Items:
+ + + + +

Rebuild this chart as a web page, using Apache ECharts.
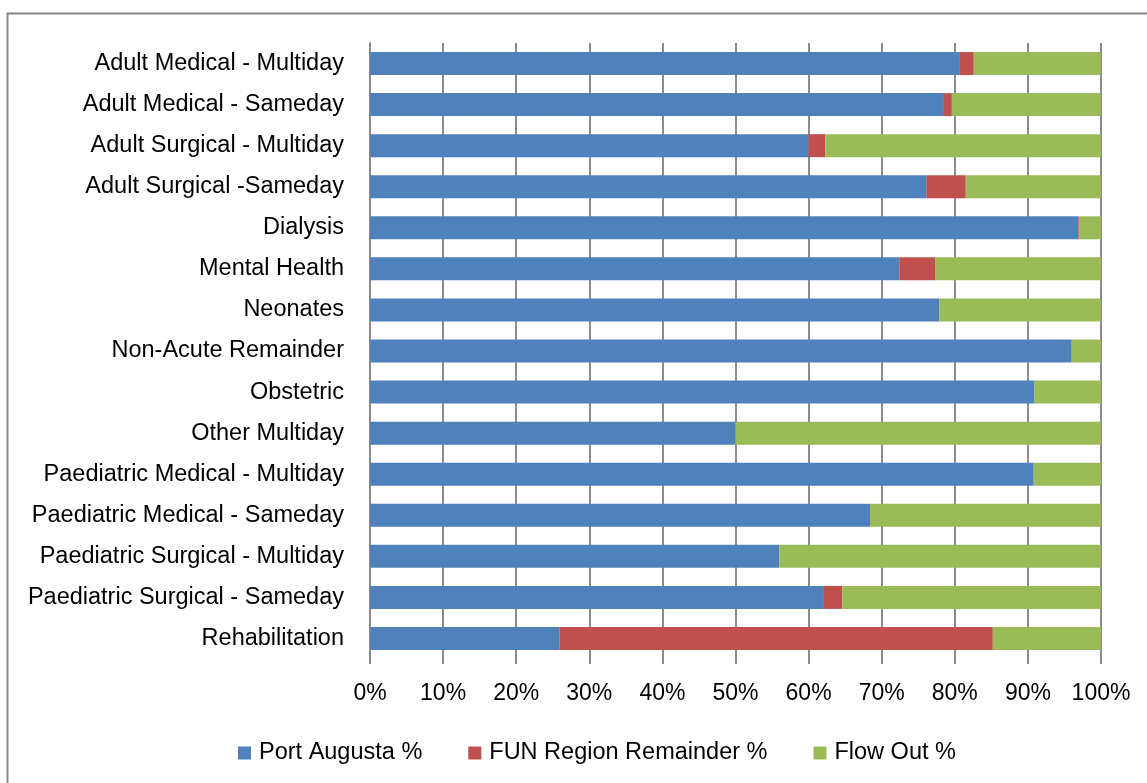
<!DOCTYPE html>
<html>
<head>
<meta charset="utf-8">
<script src="https://cdn.jsdelivr.net/npm/echarts@6/dist/echarts.min.js"></script>
<style>
html,body{margin:0;padding:0;background:#fff;}
#chart{width:1147px;height:783px;}
</style>
</head>
<body>
<div id="chart"></div>
<script>
const categories = [
  'Adult Medical - Multiday',
  'Adult Medical - Sameday',
  'Adult Surgical - Multiday',
  'Adult Surgical -Sameday',
  'Dialysis',
  'Mental Health',
  'Neonates',
  'Non-Acute Remainder',
  'Obstetric',
  'Other Multiday',
  'Paediatric Medical - Multiday',
  'Paediatric Medical - Sameday',
  'Paediatric Surgical - Multiday',
  'Paediatric Surgical - Sameday',
  'Rehabilitation'
];
const portAugusta = [80.7, 78.4, 60.0, 76.1, 96.9, 72.4, 77.9, 96.0, 90.9, 50.0, 90.8, 68.4, 56.0, 62.1, 25.9];
const funRemainder = [1.9, 1.2, 2.3, 5.4, 0.1, 4.9, 0, 0, 0, 0, 0, 0, 0, 2.5, 59.3];
const flowOut = [17.4, 20.4, 37.7, 18.5, 3.0, 22.7, 22.1, 4.0, 9.1, 50.0, 9.2, 31.6, 44.0, 35.4, 14.8];
const seriesNames = ['Port Augusta %', 'FUN Region Remainder %', 'Flow Out %'];
const xTicks = [0, 10, 20, 30, 40, 50, 60, 70, 80, 90, 100];

const FONT = '"Liberation Sans", Arial, sans-serif';
const chart = echarts.init(document.getElementById('chart'));
const mk = (name, data, color) => ({
  name: name, type: 'bar', stack: 'total', data: data,
  barWidth: 23,
  itemStyle: { color: color },
  emphasis: { disabled: true }
});
chart.setOption({
  animation: false,
  textStyle: { fontFamily: FONT },
  graphic: [{
    type: 'polyline',
    shape: { points: [[7.5, 790], [7.5, 13.5], [1150, 13.5]] },
    style: { stroke: '#868686', fill: null, lineWidth: 2 },
    silent: true
  }],
  grid: { left: 370, right: 46, top: 43, bottom: 124, containLabel: false },
  legend: {
    left: 233, top: 736,
    itemWidth: 13, itemHeight: 13, itemGap: 46,
    icon: 'rect',
    textStyle: { fontFamily: FONT, fontSize: 23.5, color: '#000', padding: [0, 0, 0, 3] },
    data: seriesNames
  },
  xAxis: {
    type: 'value', min: xTicks[0], max: xTicks[xTicks.length - 1], interval: 10,
    axisLine: { show: false },
    axisTick: { show: true, length: 5, lineStyle: { color: '#888', width: 2 } },
    splitLine: { show: true, lineStyle: { color: '#8c8c8c', width: 2 } },
    axisLabel: { formatter: '{value}%', fontSize: 23, color: '#000', margin: 23, fontFamily: FONT }
  },
  yAxis: {
    type: 'category', data: categories, inverse: true,
    axisLine: { show: true, lineStyle: { color: '#8c8c8c', width: 2 } },
    axisTick: { show: false },
    axisLabel: { fontSize: 23.5, color: '#000', margin: 26, fontFamily: FONT }
  },
  series: [
    mk(seriesNames[0], portAugusta, '#4F81BD'),
    mk(seriesNames[1], funRemainder, '#C0504D'),
    mk(seriesNames[2], flowOut, '#9BBB59')
  ]
});
</script>
</body>
</html>
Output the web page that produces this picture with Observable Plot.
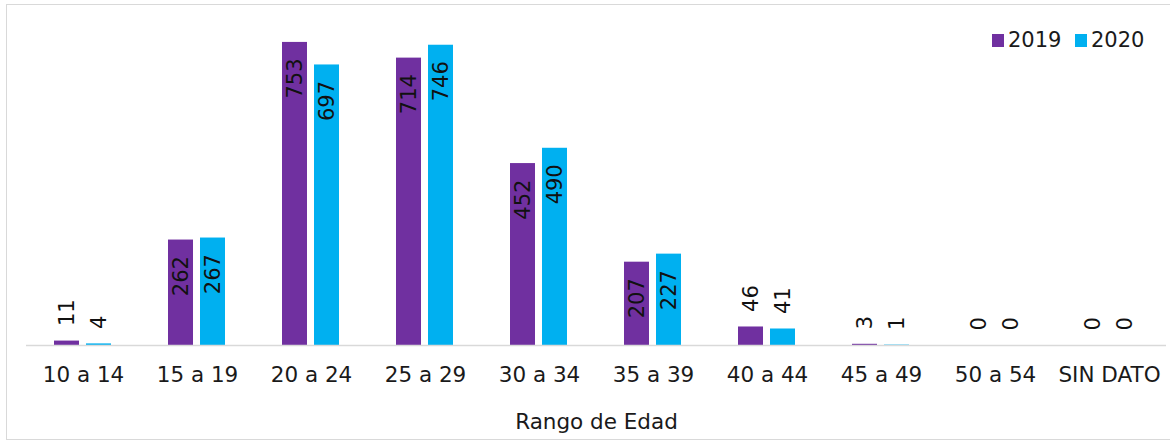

+ + + + +

Exercise task:
Return all of the data exactly as written, and drop the pictures.

Written reply:
Rebuild this chart as a web page, using Apache ECharts.
<!DOCTYPE html>
<html>
<head>
<meta charset="utf-8">
<script src="https://cdn.jsdelivr.net/npm/echarts@6/dist/echarts.min.js"></script>
<style>
html,body{margin:0;padding:0;background:#fff;}
#chart{width:1147px;height:783px;}
</style>
</head>
<body>
<div id="chart"></div>
<script>
const categories = [
  'Adult Medical - Multiday',
  'Adult Medical - Sameday',
  'Adult Surgical - Multiday',
  'Adult Surgical -Sameday',
  'Dialysis',
  'Mental Health',
  'Neonates',
  'Non-Acute Remainder',
  'Obstetric',
  'Other Multiday',
  'Paediatric Medical - Multiday',
  'Paediatric Medical - Sameday',
  'Paediatric Surgical - Multiday',
  'Paediatric Surgical - Sameday',
  'Rehabilitation'
];
const portAugusta = [80.7, 78.4, 60.0, 76.1, 96.9, 72.4, 77.9, 96.0, 90.9, 50.0, 90.8, 68.4, 56.0, 62.1, 25.9];
const funRemainder = [1.9, 1.2, 2.3, 5.4, 0.1, 4.9, 0, 0, 0, 0, 0, 0, 0, 2.5, 59.3];
const flowOut = [17.4, 20.4, 37.7, 18.5, 3.0, 22.7, 22.1, 4.0, 9.1, 50.0, 9.2, 31.6, 44.0, 35.4, 14.8];
const seriesNames = ['Port Augusta %', 'FUN Region Remainder %', 'Flow Out %'];
const xTicks = [0, 10, 20, 30, 40, 50, 60, 70, 80, 90, 100];

const FONT = '"Liberation Sans", Arial, sans-serif';
const chart = echarts.init(document.getElementById('chart'));
const mk = (name, data, color) => ({
  name: name, type: 'bar', stack: 'total', data: data,
  barWidth: 23,
  itemStyle: { color: color },
  emphasis: { disabled: true }
});
chart.setOption({
  animation: false,
  textStyle: { fontFamily: FONT },
  graphic: [{
    type: 'polyline',
    shape: { points: [[7.5, 790], [7.5, 13.5], [1150, 13.5]] },
    style: { stroke: '#868686', fill: null, lineWidth: 2 },
    silent: true
  }],
  grid: { left: 370, right: 46, top: 43, bottom: 124, containLabel: false },
  legend: {
    left: 233, top: 736,
    itemWidth: 13, itemHeight: 13, itemGap: 46,
    icon: 'rect',
    textStyle: { fontFamily: FONT, fontSize: 23.5, color: '#000', padding: [0, 0, 0, 3] },
    data: seriesNames
  },
  xAxis: {
    type: 'value', min: xTicks[0], max: xTicks[xTicks.length - 1], interval: 10,
    axisLine: { show: false },
    axisTick: { show: true, length: 5, lineStyle: { color: '#888', width: 2 } },
    splitLine: { show: true, lineStyle: { color: '#8c8c8c', width: 2 } },
    axisLabel: { formatter: '{value}%', fontSize: 23, color: '#000', margin: 23, fontFamily: FONT }
  },
  yAxis: {
    type: 'category', data: categories, inverse: true,
    axisLine: { show: true, lineStyle: { color: '#8c8c8c', width: 2 } },
    axisTick: { show: false },
    axisLabel: { fontSize: 23.5, color: '#000', margin: 26, fontFamily: FONT }
  },
  series: [
    mk(seriesNames[0], portAugusta, '#4F81BD'),
    mk(seriesNames[1], funRemainder, '#C0504D'),
    mk(seriesNames[2], flowOut, '#9BBB59')
  ]
});
</script>
</body>
</html>
Output the web page that produces this picture with Observable Plot.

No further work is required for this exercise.